PROBLEM TO WORK ON: From the first line of the data through the line containing "Chart.register(...registerables);", return each line exactly.
===== SOURCE DATA
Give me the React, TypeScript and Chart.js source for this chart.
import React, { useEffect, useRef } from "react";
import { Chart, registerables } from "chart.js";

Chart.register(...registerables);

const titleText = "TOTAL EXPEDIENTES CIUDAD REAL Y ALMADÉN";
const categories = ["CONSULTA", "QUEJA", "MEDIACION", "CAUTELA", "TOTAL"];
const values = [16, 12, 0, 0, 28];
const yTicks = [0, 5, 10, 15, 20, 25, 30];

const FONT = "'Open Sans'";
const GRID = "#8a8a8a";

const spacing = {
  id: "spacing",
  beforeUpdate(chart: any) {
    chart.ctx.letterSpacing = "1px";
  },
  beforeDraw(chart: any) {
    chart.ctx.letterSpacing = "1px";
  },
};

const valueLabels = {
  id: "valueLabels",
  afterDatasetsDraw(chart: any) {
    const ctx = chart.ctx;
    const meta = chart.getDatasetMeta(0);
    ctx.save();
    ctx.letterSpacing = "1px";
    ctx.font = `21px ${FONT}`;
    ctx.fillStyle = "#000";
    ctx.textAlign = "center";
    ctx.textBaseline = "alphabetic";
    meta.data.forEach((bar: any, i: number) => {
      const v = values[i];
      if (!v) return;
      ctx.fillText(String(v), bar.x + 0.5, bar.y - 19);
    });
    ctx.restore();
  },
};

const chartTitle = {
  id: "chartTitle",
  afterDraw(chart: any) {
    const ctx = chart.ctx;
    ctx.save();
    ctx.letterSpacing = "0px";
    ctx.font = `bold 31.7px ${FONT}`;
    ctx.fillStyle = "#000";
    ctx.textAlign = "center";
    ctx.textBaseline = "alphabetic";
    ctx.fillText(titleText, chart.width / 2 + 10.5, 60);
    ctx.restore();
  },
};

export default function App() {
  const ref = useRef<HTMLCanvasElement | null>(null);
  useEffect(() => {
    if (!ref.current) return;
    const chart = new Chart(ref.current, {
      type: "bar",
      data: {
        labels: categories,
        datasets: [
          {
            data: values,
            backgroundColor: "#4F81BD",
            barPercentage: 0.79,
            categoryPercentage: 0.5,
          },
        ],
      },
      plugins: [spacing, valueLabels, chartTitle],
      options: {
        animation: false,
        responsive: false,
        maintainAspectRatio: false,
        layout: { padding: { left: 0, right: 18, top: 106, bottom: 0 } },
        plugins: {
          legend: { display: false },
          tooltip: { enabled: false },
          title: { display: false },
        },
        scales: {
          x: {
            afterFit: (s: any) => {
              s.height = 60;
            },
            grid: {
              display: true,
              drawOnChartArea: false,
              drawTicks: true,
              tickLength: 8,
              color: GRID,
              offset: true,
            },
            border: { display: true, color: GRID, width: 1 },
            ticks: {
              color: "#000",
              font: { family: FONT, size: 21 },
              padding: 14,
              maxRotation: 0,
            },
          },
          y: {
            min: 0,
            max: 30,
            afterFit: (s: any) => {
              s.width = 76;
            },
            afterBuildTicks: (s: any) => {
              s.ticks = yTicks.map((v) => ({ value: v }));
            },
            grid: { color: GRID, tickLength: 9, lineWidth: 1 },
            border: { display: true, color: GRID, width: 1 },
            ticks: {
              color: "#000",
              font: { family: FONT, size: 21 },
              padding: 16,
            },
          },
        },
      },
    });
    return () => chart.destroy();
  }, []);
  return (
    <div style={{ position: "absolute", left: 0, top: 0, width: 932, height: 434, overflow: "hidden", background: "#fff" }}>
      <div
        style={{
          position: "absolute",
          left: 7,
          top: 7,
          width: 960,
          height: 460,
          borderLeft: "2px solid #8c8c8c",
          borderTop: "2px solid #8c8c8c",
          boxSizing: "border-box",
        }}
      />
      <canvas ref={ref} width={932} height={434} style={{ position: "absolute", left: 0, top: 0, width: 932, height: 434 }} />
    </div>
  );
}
==========
EXERCISE SOLUTION:
Give me the React, TypeScript and Chart.js source for this chart.
import React, { useEffect, useRef } from "react";
import { Chart, registerables } from "chart.js";

Chart.register(...registerables);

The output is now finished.